The Controller General of Nigerian Prison Service, Jaafaru Ahmed who made the disclosure in an interview with the Economic Confidential said that the agency has reopened prison farm centres towards self-sufficiency in food production.
Speaking on the current figure of the inmates, Ahmed said “As at March 6, 2017, total inmates population stands at 68,259. Out of this number, 46,351 are awaiting trial persons, and the remaining 21,903 are convicted. In terms of percentage, the convicted is 32 percent, while awaiting trial persons is 68 percent. Though the figures are not static as they go up and down.”
He also disclosed that the Prison Service had commenced the rehabilitation of its various farming centers with the purchase of twenty-two tractors that would lead the service to specialize in food productions enough to feed the inmates and for sale to the general public.
The prison boss said: “In 2016 budget we purchased so many farm machineries like tractors and other kinds of implements. We have also dug so many boreholes, fish-farming and the rest of them. These would be used to reposition our farm centers.

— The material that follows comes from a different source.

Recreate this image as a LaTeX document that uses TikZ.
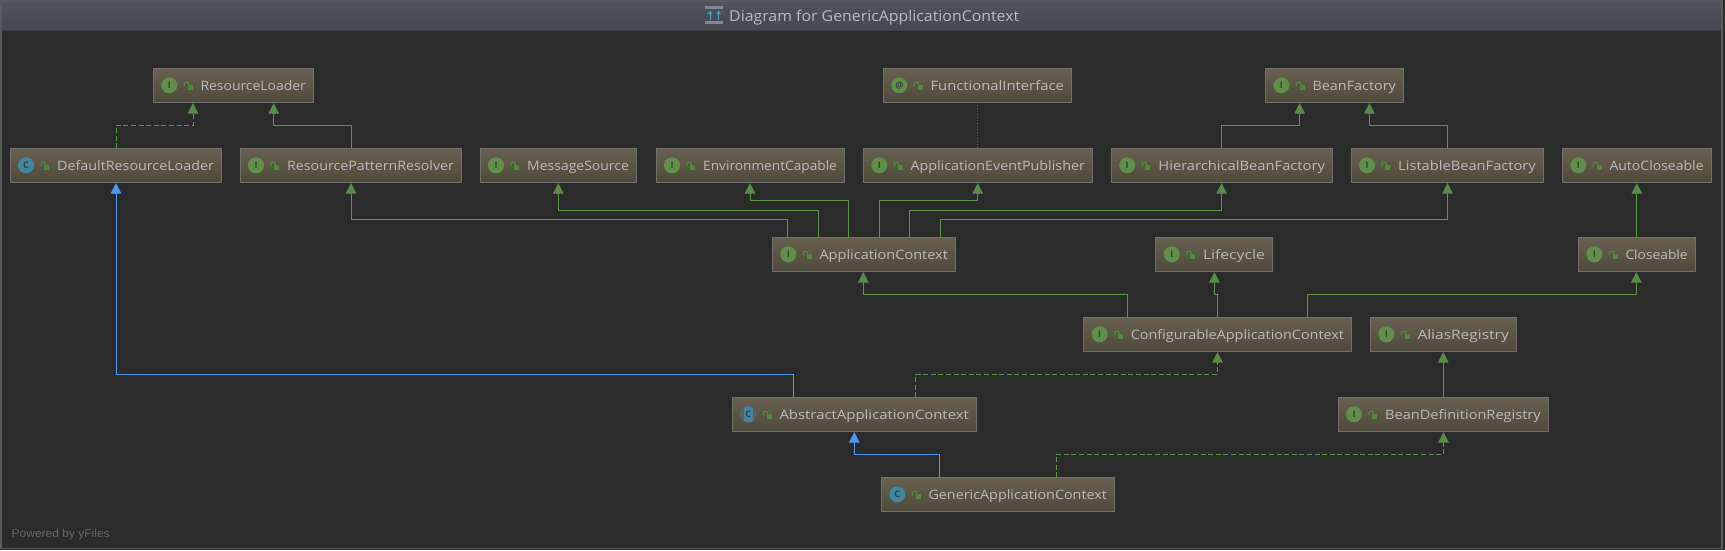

“What we intend to do when the budget for 2017 is passed is that we have picked three (3) out of fourteen farm centres. The idea is to make sure that we specialize in different farming processes. Like Kujama, we intend to set it up strictly for the production of maize. We want to see the production of maize all year round, not only during the raining season but also during the dry season. We have budgeted some amount of money to sink boreholes for irrigation purposes to ensure the success of these programmes.  We have picked Lampushi farm center strictly for rice production and the possibility of producing rice during both raining season and dry season. We have also taken Ozalla for the production of palm oil. These are three pilot projects we intend to do this year to see the possibility of whether the prison can actually feed itself,” he said.
He further said the Service is looking at mechanization. “We are looking at mechanization where the crops to be produced would be in large quantity both for self and sale outside. The process would reduce the manual labour and subsequently enhance production. The development will no doubt bring on board storage facilities when fully integrated so that all the areas will have comparative advantage.”
Speaking on the synergy existing among the three arms of the Criminal Justice system, Mr. Ahmed said that the Prison is the last bus-stop and only a custodian of all the parties namely, the judiciary cum the prosecution authority, which is the ministry of justice, the police and the prisons.
Ahmed noted that so long as anybody knocks on the door with valid warrant and appropriate papers, “we have no option but to receive such persons.”
He canvassed for a genuine collaboration among the three arms of the criminal justice system to enhance synergy so that the case of anybody brought to prison as awaiting trial will be determined as quickly as possible, stressing that other arms have to do their part so that there would be quick dispensation of justice.